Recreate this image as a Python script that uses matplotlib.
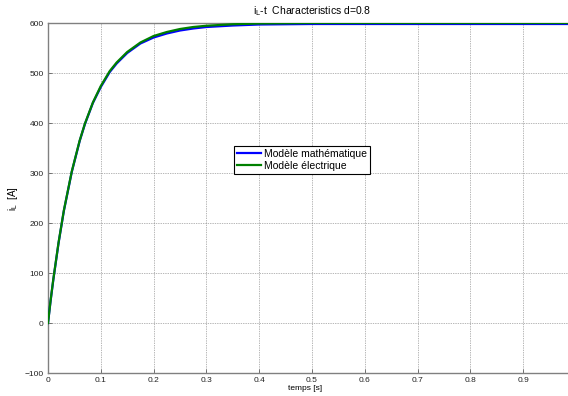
import matplotlib
matplotlib.use("Agg")
import matplotlib.pyplot as plt

plt.rcParams['font.family'] = ['Liberation Sans', 'DejaVu Sans']

# Time samples [s] and currents [A]
t = [0, 0.005, 0.01, 0.02, 0.03, 0.045, 0.06, 0.07, 0.085, 0.1, 0.117, 0.13, 0.15,
     0.175, 0.2, 0.225, 0.25, 0.275, 0.3, 0.35, 0.4, 0.5, 0.6, 0.8, 1.0]
i_math = [0, 45, 86, 160, 224, 302, 364, 398, 440, 472, 502, 519, 540,
          559, 571, 579, 585, 589, 592, 595, 597, 598, 598, 598, 598]
i_elec = [0, 46, 87, 161, 225, 303, 365, 399, 441, 474, 504, 521, 542,
          561, 574, 582, 588, 592, 594.5, 597.5, 599, 600, 600, 600, 600]

yticks = [-100, 0, 100, 200, 300, 400, 500, 600]
xticks = [0, 0.1, 0.2, 0.3, 0.4, 0.5, 0.6, 0.7, 0.8, 0.9]
xtick_labels = ['0', '0.1', '0.2', '0.3', '0.4', '0.5', '0.6', '0.7', '0.8', '0.9']

fig = plt.figure(figsize=(5.68, 3.96), dpi=100)
ax = fig.add_axes([48/568, 23/396, 528/568, 350/396])

ax.plot(t, i_math, color='#0000ff', lw=1.6, label='Modèle mathématique', zorder=3)
ax.plot(t, i_elec, color='#008000', lw=1.6, label='Modèle électrique', zorder=4)

ax.set_xlim(0, 1)
ax.set_ylim(-100, 600)
ax.set_xticks(xticks)
ax.set_xticklabels(xtick_labels)
ax.set_yticks(yticks)

ax.grid(True, color='#707070', linestyle=(0, (1, 1.5)), linewidth=0.5)
for s in ax.spines.values():
    s.set_color('#808080')
    s.set_linewidth(1.0)
ax.tick_params(direction='in', length=3, width=0.6, color='#606060',
               labelsize=6, labelcolor='#222222', pad=3)

ax.set_title(r'i$_\mathregular{L}$-t  Characteristics d=0.8', fontsize=7.5, pad=6)
ax.set_ylabel(r'i$_\mathregular{L}$  [A]', fontsize=7)
ax.yaxis.set_label_coords(-0.053, 0.5)
ax.set_xlabel('temps [s]', fontsize=6)
ax.xaxis.set_label_coords(0.487, -0.035)

leg = ax.legend(loc='upper left', bbox_to_anchor=(0.352, 0.65), fontsize=7.5,
                frameon=True, fancybox=False, framealpha=1, edgecolor='black',
                handlelength=2.3, borderpad=0.3, labelspacing=0.2, handletextpad=0.3,
                borderaxespad=0)
leg.get_frame().set_linewidth(0.8)

fig.savefig('out.png', dpi=100, facecolor='white')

### Work to be completed
Could you repeat all of the material exactly? Pictures should not be copied.

### Result of this exercise
Recreate this image as a Python script that uses matplotlib.
import matplotlib
matplotlib.use("Agg")
import matplotlib.pyplot as plt

plt.rcParams['font.family'] = ['Liberation Sans', 'DejaVu Sans']

# Time samples [s] and currents [A]
t = [0, 0.005, 0.01, 0.02, 0.03, 0.045, 0.06, 0.07, 0.085, 0.1, 0.117, 0.13, 0.15,
     0.175, 0.2, 0.225, 0.25, 0.275, 0.3, 0.35, 0.4, 0.5, 0.6, 0.8, 1.0]
i_math = [0, 45, 86, 160, 224, 302, 364, 398, 440, 472, 502, 519, 540,
          559, 571, 579, 585, 589, 592, 595, 597, 598, 598, 598, 598]
i_elec = [0, 46, 87, 161, 225, 303, 365, 399, 441, 474, 504, 521, 542,
          561, 574, 582, 588, 592, 594.5, 597.5, 599, 600, 600, 600, 600]

yticks = [-100, 0, 100, 200, 300, 400, 500, 600]
xticks = [0, 0.1, 0.2, 0.3, 0.4, 0.5, 0.6, 0.7, 0.8, 0.9]
xtick_labels = ['0', '0.1', '0.2', '0.3', '0.4', '0.5', '0.6', '0.7', '0.8', '0.9']

fig = plt.figure(figsize=(5.68, 3.96), dpi=100)
ax = fig.add_axes([48/568, 23/396, 528/568, 350/396])

ax.plot(t, i_math, color='#0000ff', lw=1.6, label='Modèle mathématique', zorder=3)
ax.plot(t, i_elec, color='#008000', lw=1.6, label='Modèle électrique', zorder=4)

ax.set_xlim(0, 1)
ax.set_ylim(-100, 600)
ax.set_xticks(xticks)
ax.set_xticklabels(xtick_labels)
ax.set_yticks(yticks)

ax.grid(True, color='#707070', linestyle=(0, (1, 1.5)), linewidth=0.5)
for s in ax.spines.values():
    s.set_color('#808080')
    s.set_linewidth(1.0)
ax.tick_params(direction='in', length=3, width=0.6, color='#606060',
               labelsize=6, labelcolor='#222222', pad=3)

ax.set_title(r'i$_\mathregular{L}$-t  Characteristics d=0.8', fontsize=7.5, pad=6)
ax.set_ylabel(r'i$_\mathregular{L}$  [A]', fontsize=7)
ax.yaxis.set_label_coords(-0.053, 0.5)
ax.set_xlabel('temps [s]', fontsize=6)
ax.xaxis.set_label_coords(0.487, -0.035)

leg = ax.legend(loc='upper left', bbox_to_anchor=(0.352, 0.65), fontsize=7.5,
                frameon=True, fancybox=False, framealpha=1, edgecolor='black',
                handlelength=2.3, borderpad=0.3, labelspacing=0.2, handletextpad=0.3,
                borderaxespad=0)
leg.get_frame().set_linewidth(0.8)

fig.savefig('out.png', dpi=100, facecolor='white')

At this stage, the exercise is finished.